State how many lines in the listing below include the word "matplotlib", and add nothing besides the number.

begin

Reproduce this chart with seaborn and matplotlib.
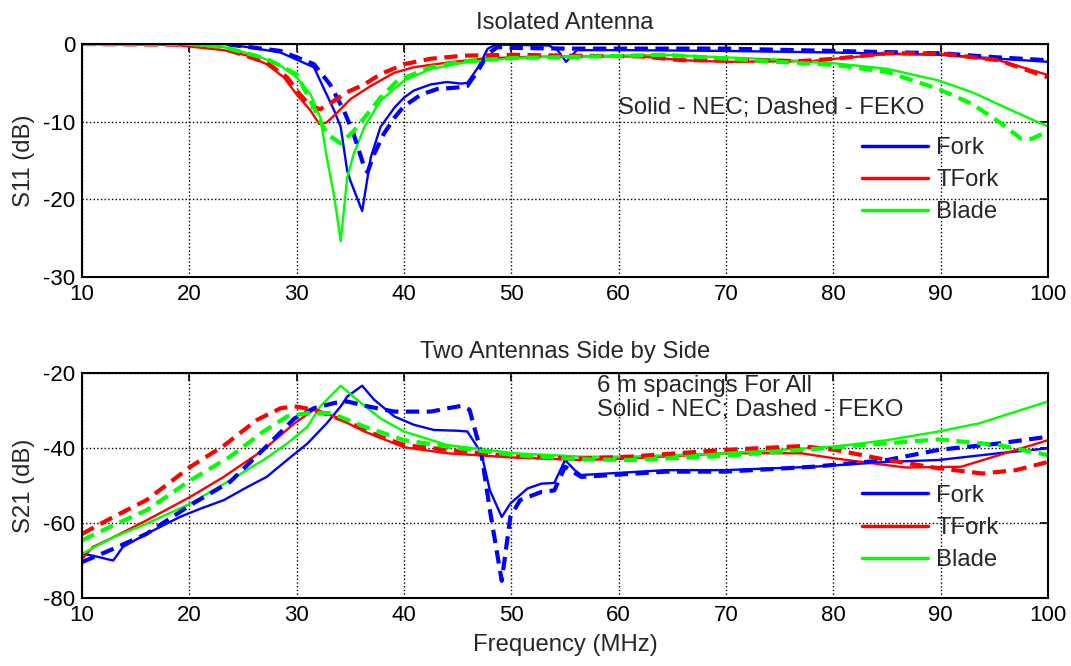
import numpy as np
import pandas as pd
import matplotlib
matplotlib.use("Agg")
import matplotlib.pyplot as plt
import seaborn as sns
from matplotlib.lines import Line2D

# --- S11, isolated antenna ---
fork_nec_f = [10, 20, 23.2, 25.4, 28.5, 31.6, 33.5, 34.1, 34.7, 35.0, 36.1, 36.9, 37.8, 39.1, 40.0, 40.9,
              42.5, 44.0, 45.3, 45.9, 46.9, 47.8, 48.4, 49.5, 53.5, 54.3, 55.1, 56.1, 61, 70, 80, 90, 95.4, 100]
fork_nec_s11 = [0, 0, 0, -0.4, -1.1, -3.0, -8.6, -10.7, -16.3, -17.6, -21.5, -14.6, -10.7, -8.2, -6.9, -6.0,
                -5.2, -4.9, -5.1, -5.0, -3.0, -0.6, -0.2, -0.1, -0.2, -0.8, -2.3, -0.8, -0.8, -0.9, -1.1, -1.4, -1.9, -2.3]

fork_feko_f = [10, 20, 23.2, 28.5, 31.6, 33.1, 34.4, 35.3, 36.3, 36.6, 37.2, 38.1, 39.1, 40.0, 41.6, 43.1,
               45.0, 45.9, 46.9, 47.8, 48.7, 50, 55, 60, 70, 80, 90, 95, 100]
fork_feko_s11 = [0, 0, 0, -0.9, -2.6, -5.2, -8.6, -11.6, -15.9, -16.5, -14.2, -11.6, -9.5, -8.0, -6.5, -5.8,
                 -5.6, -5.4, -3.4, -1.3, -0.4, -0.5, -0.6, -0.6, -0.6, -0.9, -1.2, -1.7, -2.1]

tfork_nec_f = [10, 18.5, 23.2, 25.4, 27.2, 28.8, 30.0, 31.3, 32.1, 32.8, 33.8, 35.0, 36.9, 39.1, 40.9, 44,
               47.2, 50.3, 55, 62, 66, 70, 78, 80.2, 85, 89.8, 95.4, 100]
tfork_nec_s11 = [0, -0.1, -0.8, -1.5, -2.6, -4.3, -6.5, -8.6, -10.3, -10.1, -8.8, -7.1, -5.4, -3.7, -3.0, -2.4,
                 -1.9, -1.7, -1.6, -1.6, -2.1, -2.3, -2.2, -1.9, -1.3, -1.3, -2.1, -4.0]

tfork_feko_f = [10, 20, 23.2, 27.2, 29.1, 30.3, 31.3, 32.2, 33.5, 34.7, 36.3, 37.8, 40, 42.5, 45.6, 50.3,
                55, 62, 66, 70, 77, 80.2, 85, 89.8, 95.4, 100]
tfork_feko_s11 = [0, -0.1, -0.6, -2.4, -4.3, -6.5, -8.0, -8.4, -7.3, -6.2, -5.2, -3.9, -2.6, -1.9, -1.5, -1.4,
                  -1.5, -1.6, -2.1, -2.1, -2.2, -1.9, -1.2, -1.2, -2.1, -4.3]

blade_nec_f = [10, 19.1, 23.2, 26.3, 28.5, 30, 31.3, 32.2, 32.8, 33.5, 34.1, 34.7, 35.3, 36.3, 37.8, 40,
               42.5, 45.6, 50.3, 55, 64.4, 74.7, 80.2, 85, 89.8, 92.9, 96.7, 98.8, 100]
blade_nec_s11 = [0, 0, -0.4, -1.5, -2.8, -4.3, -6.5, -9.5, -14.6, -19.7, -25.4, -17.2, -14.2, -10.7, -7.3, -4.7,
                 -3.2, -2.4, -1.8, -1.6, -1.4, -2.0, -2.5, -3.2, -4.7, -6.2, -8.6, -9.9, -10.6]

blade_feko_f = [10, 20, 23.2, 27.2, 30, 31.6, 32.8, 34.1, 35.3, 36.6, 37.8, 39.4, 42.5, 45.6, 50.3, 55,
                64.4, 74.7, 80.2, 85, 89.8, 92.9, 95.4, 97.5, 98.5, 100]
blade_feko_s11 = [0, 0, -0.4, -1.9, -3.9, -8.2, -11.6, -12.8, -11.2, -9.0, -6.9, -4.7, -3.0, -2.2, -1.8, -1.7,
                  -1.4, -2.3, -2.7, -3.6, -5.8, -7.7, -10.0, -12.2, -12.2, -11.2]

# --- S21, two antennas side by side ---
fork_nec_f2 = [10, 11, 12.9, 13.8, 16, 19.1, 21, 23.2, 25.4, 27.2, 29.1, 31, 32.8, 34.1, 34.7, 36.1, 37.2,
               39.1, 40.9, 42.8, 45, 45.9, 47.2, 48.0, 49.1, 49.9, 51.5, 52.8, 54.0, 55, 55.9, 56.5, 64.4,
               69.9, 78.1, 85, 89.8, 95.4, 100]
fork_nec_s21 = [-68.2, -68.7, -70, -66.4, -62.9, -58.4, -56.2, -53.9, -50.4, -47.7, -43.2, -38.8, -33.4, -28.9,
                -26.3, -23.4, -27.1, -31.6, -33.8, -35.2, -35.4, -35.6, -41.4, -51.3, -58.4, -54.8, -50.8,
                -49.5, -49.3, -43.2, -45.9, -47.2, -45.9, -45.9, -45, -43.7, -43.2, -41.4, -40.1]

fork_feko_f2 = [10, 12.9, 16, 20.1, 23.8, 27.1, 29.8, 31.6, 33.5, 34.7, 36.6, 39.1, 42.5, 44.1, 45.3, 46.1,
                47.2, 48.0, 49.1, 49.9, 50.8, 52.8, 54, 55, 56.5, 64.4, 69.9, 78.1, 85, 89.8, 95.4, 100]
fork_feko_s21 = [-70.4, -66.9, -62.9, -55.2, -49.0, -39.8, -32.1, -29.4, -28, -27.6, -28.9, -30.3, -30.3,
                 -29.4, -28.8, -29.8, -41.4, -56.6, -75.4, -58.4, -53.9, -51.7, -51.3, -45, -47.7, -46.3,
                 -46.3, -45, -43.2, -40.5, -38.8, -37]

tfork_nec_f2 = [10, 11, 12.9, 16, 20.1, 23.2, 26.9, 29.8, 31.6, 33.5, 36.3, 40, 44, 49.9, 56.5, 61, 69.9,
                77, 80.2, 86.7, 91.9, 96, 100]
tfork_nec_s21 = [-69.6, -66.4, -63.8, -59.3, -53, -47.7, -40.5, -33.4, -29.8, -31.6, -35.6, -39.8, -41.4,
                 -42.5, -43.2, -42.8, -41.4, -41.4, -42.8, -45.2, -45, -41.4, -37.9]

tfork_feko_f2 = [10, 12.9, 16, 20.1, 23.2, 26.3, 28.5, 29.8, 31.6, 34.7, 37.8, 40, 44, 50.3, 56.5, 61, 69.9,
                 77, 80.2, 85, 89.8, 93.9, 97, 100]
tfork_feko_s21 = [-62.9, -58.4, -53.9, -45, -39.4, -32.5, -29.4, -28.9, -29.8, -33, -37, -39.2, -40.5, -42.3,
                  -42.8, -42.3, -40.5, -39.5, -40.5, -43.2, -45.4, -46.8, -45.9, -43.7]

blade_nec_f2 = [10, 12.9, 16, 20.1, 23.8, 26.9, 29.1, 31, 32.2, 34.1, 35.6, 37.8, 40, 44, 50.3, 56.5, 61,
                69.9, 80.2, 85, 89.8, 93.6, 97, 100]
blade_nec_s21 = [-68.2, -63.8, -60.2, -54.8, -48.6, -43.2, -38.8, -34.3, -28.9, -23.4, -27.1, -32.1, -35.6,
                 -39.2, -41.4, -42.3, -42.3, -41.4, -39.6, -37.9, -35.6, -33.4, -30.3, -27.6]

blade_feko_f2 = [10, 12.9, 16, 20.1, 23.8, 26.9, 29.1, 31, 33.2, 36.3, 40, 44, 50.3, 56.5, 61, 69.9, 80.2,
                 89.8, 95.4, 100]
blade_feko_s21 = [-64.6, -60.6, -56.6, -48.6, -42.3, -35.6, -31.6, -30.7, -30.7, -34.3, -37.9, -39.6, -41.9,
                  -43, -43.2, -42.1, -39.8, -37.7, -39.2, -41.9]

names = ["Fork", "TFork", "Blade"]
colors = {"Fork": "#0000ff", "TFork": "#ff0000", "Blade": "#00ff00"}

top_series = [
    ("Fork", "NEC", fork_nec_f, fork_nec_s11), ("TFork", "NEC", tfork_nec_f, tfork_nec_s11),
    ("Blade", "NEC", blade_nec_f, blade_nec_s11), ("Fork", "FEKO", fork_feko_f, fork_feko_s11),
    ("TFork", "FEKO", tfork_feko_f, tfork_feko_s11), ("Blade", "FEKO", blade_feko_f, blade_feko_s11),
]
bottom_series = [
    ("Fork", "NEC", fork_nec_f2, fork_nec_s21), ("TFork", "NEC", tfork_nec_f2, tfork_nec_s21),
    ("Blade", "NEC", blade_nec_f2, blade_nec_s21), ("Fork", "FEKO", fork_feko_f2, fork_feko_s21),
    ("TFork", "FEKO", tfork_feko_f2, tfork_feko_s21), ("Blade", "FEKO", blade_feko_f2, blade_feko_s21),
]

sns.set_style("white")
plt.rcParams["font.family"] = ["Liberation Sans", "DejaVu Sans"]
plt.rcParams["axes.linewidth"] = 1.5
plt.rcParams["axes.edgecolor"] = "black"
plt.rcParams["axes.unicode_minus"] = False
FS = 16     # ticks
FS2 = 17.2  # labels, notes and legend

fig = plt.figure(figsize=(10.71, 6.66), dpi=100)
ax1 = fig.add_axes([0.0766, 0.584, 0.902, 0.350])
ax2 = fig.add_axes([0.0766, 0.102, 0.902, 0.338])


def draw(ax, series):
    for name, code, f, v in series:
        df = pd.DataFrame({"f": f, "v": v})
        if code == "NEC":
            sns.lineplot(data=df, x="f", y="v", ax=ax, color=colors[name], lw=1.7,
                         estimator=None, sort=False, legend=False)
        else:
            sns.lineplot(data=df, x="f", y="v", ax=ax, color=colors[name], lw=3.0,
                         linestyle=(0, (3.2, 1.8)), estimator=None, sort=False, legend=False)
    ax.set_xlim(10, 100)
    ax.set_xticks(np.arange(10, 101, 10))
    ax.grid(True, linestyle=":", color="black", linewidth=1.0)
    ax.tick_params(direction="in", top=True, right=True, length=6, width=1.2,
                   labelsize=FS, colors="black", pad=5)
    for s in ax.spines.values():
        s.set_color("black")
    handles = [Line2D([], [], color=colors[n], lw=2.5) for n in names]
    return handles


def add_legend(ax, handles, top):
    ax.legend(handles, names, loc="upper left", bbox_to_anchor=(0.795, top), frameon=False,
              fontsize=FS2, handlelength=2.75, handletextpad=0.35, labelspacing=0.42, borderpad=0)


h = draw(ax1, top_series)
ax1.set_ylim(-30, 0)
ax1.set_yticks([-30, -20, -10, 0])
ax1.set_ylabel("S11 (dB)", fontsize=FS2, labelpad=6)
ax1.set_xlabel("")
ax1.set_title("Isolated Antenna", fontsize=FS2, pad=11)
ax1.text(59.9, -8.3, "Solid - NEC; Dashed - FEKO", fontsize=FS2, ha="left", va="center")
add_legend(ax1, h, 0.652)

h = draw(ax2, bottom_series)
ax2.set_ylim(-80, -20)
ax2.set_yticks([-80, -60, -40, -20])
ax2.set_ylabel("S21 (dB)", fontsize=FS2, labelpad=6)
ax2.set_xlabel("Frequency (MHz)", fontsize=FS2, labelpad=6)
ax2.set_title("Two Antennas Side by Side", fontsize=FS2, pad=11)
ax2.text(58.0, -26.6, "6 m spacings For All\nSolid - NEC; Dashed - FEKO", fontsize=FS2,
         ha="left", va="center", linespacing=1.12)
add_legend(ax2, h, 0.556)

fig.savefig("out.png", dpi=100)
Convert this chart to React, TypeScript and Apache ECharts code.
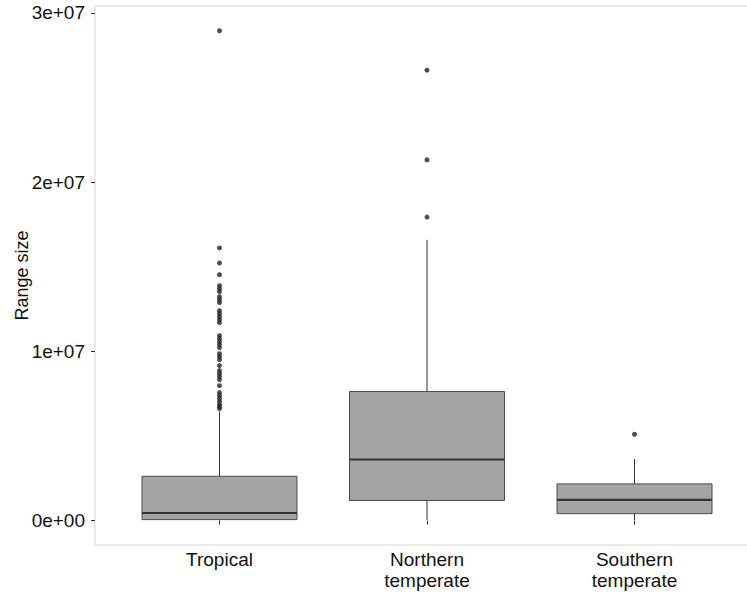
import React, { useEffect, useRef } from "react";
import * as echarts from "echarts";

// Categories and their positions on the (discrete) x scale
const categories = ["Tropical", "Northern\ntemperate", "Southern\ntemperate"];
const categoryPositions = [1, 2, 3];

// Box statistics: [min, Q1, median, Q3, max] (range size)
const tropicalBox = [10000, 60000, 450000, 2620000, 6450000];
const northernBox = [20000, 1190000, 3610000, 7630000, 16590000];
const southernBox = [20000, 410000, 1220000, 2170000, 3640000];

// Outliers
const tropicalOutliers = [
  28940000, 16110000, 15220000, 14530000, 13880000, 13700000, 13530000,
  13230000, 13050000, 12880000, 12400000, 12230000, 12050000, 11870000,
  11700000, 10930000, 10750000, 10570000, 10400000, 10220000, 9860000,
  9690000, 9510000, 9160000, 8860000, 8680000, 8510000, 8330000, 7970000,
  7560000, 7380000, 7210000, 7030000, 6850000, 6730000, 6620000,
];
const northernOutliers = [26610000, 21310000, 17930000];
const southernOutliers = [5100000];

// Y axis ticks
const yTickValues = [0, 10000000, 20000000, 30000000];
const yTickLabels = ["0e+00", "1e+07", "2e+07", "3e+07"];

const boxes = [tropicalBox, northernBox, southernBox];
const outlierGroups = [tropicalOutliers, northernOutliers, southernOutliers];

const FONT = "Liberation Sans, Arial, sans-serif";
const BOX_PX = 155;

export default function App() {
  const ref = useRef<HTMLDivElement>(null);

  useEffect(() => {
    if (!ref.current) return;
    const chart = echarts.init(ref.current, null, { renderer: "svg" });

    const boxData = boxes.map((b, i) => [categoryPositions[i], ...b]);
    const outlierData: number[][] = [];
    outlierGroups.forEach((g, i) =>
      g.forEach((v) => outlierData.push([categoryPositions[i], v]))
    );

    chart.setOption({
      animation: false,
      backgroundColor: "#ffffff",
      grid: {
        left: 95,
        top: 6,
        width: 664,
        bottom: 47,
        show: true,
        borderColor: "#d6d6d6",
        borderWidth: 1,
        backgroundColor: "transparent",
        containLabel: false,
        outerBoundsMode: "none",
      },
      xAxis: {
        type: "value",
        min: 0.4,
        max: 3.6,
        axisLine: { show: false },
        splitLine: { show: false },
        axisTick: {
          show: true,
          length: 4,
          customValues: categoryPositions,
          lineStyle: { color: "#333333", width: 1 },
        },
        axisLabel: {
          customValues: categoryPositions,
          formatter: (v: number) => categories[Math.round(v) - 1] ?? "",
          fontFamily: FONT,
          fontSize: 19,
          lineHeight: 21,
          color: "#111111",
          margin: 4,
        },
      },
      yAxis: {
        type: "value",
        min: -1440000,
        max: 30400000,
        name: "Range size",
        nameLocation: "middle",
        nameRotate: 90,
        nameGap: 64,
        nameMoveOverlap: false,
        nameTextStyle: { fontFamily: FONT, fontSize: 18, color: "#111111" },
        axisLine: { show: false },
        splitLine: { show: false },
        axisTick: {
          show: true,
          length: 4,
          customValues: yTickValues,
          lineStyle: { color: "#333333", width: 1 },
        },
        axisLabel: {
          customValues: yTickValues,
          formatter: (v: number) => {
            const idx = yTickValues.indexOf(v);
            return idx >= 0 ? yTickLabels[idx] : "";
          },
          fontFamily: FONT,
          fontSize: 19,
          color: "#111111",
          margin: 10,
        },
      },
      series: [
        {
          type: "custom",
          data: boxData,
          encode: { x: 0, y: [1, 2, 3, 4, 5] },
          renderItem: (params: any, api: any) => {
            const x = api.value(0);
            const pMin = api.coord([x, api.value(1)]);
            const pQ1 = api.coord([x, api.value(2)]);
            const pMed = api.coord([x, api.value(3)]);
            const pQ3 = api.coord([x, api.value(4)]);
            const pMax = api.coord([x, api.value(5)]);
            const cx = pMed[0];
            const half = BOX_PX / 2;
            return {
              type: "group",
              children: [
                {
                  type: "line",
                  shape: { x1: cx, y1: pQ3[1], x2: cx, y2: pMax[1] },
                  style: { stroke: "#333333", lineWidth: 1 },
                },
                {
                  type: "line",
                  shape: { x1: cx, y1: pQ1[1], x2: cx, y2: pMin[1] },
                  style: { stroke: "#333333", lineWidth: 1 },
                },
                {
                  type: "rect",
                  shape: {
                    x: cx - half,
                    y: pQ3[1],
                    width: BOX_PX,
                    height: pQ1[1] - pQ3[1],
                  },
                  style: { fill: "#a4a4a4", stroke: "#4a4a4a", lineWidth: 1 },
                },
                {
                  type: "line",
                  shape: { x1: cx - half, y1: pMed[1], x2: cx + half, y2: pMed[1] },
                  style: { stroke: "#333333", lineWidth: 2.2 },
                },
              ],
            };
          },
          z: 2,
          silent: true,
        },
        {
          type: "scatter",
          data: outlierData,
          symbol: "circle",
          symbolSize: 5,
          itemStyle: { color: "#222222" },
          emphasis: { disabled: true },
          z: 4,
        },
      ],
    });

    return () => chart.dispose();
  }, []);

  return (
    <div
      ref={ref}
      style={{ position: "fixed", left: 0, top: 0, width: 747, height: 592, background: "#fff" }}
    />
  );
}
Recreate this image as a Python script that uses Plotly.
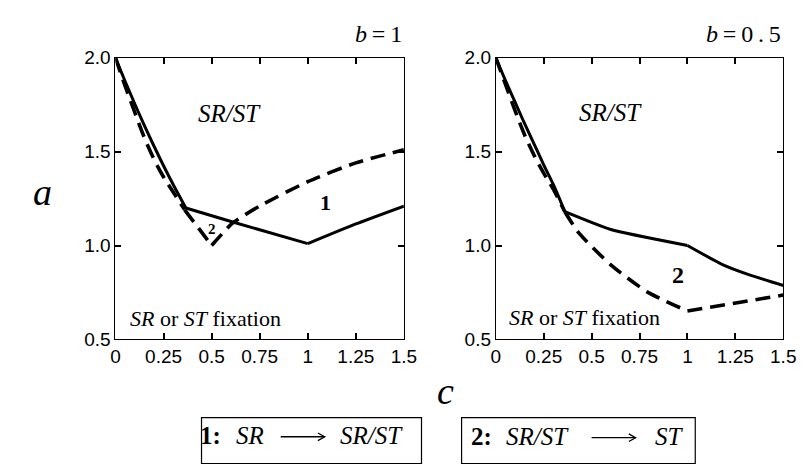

end

# [PROBLEM SOLUTION]
5